> **Given instruction**: Return, exactly as written, the lines from the one containing "Clone this chart" through the one containing "20.7, bottom: 37.3", with both ends included.

╭─ Extracted records

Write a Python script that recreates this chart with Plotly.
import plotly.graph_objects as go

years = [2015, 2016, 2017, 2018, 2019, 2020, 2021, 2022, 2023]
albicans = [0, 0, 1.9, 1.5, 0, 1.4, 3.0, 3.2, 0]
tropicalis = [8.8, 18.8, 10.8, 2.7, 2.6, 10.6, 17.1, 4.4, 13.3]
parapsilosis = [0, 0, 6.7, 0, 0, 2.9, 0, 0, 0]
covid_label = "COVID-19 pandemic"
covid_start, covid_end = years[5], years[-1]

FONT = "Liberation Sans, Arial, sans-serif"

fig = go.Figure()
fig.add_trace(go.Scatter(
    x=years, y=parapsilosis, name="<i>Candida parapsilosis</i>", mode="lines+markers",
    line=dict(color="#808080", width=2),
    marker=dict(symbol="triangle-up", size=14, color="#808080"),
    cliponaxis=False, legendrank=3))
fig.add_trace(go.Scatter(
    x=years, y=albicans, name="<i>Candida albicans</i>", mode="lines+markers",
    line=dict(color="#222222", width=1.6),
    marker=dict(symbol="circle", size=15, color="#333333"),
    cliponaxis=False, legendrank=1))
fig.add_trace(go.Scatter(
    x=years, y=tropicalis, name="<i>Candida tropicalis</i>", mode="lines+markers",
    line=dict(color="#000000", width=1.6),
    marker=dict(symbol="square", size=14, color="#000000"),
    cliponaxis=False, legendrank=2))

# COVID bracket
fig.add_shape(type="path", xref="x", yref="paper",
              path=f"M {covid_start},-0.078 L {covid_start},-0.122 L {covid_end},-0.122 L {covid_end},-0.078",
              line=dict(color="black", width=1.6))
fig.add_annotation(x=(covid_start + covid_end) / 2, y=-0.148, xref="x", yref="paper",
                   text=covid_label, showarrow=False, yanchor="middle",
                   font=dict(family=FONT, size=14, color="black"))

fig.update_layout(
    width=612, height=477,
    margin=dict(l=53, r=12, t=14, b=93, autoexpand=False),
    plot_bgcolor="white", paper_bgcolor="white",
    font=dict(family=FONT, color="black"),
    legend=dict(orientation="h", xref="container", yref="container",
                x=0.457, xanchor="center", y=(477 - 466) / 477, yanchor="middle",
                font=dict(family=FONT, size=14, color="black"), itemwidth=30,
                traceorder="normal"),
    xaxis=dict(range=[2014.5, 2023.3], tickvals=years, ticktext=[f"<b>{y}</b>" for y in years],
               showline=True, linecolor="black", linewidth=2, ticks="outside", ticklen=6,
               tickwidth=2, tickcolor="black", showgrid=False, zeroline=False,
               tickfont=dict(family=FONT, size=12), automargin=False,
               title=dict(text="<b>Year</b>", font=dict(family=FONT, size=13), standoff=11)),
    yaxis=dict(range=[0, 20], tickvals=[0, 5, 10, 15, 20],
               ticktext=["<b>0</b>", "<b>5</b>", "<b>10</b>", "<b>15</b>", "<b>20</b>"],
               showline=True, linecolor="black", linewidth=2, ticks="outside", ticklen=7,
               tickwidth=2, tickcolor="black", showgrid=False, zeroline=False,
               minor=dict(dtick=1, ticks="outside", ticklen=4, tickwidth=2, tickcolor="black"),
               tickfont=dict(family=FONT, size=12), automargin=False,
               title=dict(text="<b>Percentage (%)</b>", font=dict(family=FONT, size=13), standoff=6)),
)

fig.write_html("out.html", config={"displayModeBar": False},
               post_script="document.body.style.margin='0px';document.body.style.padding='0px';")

╰─
╭─ Extracted records

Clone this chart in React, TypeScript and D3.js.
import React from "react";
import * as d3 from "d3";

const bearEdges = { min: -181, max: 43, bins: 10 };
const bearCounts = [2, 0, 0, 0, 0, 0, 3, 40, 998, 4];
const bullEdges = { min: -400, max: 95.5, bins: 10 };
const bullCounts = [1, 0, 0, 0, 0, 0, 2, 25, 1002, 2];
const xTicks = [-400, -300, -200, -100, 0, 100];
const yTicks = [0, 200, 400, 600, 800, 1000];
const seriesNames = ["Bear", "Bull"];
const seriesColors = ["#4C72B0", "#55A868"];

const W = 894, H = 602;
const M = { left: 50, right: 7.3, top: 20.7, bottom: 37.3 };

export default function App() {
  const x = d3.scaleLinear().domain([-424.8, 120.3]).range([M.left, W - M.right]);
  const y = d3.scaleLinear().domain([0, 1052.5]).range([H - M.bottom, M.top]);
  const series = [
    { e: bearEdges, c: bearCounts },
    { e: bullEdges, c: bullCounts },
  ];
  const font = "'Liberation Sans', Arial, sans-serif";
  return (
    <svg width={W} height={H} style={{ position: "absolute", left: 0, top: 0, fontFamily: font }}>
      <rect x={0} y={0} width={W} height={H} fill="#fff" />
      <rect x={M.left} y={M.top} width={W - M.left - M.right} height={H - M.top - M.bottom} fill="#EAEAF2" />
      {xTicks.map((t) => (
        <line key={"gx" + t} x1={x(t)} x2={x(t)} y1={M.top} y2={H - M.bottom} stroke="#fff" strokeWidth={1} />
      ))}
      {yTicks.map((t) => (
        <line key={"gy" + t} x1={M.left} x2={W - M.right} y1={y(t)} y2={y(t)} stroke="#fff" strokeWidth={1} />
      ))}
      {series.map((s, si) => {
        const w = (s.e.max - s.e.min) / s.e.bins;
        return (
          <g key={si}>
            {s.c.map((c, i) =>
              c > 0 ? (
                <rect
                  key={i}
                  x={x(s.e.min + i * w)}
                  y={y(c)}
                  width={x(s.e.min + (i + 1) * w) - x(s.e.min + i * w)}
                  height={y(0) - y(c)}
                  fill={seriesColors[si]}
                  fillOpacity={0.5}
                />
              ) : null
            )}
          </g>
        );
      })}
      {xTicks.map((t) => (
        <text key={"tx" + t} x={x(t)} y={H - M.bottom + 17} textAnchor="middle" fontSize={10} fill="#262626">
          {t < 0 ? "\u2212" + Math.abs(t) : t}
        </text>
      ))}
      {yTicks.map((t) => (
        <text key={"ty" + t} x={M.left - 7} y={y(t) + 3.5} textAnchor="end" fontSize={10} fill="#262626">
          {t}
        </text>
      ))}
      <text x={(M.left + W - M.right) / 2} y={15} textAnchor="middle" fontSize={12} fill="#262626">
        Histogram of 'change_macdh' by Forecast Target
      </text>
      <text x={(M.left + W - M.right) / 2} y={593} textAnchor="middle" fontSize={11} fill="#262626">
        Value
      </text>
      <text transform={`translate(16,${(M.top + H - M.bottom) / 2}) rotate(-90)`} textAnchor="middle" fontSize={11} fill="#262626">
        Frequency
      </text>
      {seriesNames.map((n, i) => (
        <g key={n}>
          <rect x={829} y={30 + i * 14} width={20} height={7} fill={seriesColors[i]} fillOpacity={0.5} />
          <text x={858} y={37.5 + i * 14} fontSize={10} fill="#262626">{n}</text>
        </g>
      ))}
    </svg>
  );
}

╰─

> **Answer for the task**:
Clone this chart in React, TypeScript and D3.js.
import React from "react";
import * as d3 from "d3";

const bearEdges = { min: -181, max: 43, bins: 10 };
const bearCounts = [2, 0, 0, 0, 0, 0, 3, 40, 998, 4];
const bullEdges = { min: -400, max: 95.5, bins: 10 };
const bullCounts = [1, 0, 0, 0, 0, 0, 2, 25, 1002, 2];
const xTicks = [-400, -300, -200, -100, 0, 100];
const yTicks = [0, 200, 400, 600, 800, 1000];
const seriesNames = ["Bear", "Bull"];
const seriesColors = ["#4C72B0", "#55A868"];

const W = 894, H = 602;
const M = { left: 50, right: 7.3, top: 20.7, bottom: 37.3 };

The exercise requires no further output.